Mr. Dunham went on and even cited Murphy where the Court said legislature certainly knows when to impose penalty when it wants to. Here, he said, the legislature certainly may impose associational standing if it really wants to. [I thought this was a stretch…but maybe it’s just me being too junior].
Mr. Dunham then stated that, EVEN if PAGA claims are assignable, what is assigned is the penalty, not the cause of action. He said PAGA is a procedural mechanism which is not assignable, since one can only assign rights to recover money or property. He suggested that such assignment of PAGA claims is defective.
Again, he reiterated how penalty is not assignable, nor is procedural rights.

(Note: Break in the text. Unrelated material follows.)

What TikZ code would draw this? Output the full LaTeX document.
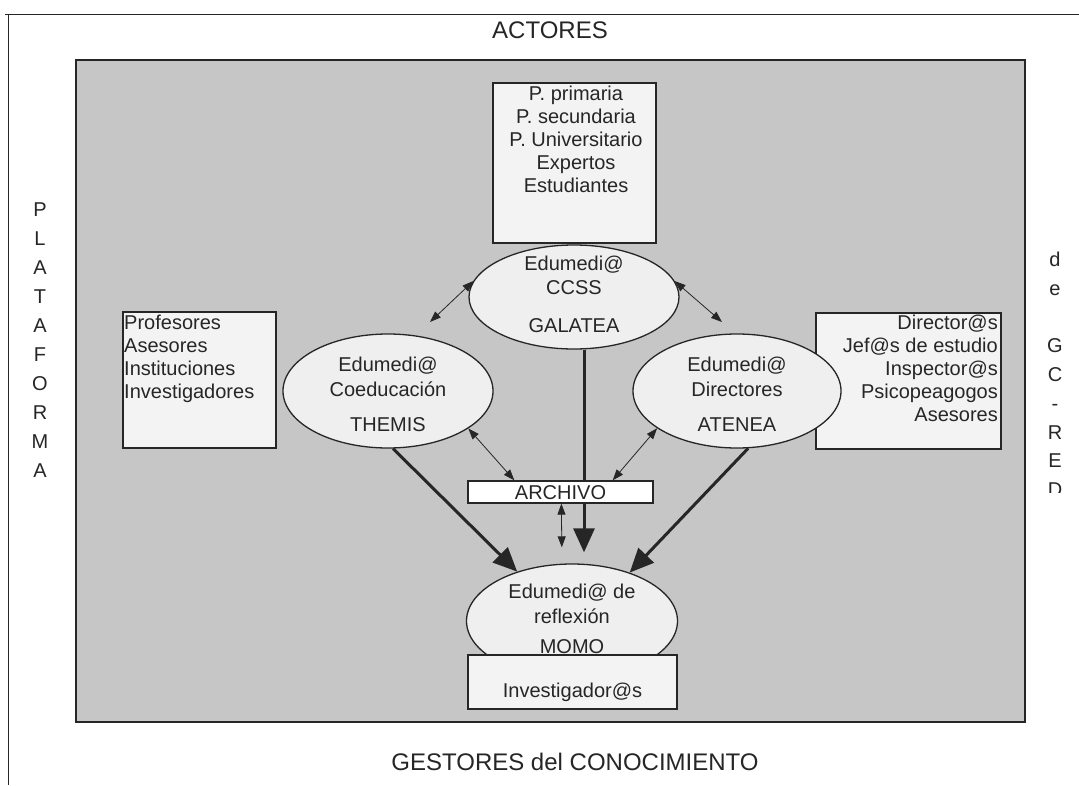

At this time, Mr. Dunham turned to address the issue on UCL. Justice Kennard quickly asked him how would he respond to the idea that the inclusion of section 382 means the inclusion of “common interest.” Mr. Dunham responded by noting that Prop 64 did make many changes, one of which is the elimination of associational standing. He said there must be injury in fact, loss of property, etc. He then mentioned that if there is ambiguity then we must look at voter intent. Again, he argued that there is class action requirement. He said: “Attorney General said that. The Secretary of State said that.”
Justice Baxter then asked whether there might be circumstances, for example, when a homeowner association might suffer an injury in addition to the injury its members suffer? Mr. Dunham responded: Yes.

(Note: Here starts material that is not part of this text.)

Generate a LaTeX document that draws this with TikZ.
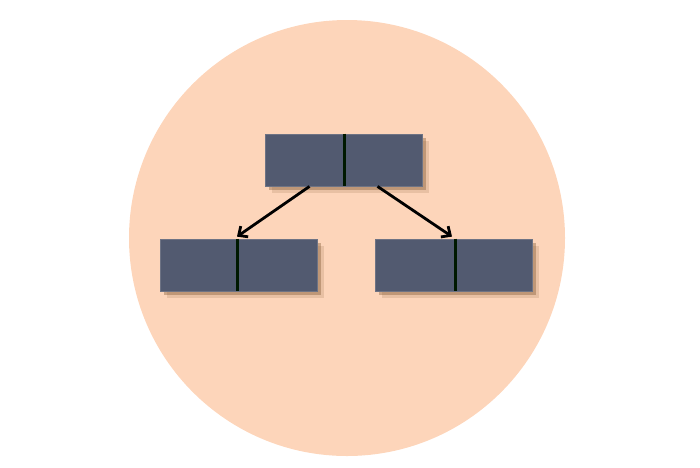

At this time, Mr. Anderson began his rebuttal by stating that he might be mistaken because it seems to him that the issue concerning the UCL is whether the union may bring a representative action. He said, a union may sue on behalf of its assignors, but also others who are similarly situated. He said the assignment is the injury in fact suffered by the assignor which has been assigned to the union. He then commented that there are circumstances in which a HOA can suffer injury, and there are two ways this could happen: (1) the HOA actually suffered an injury, or (2) the HOA is assigned an injury suffered by its members.
With respect to PAGA, he discussed a bit regarding the issue of penalty and cited various Labor Code sections. He said, for example, section 203 penalty is assignable. Also, Labor Code section 218 actually says: “sue directly or through an assignee…”
He said the opponent said union is not an employee (under PAGA I think), so there is no standing. He then said that the opponent also said there is no injury in fact, so there is no standing under UCL. He then suggested that the opponent can only prevail if they can show that an union has no standing under assignment for both of these.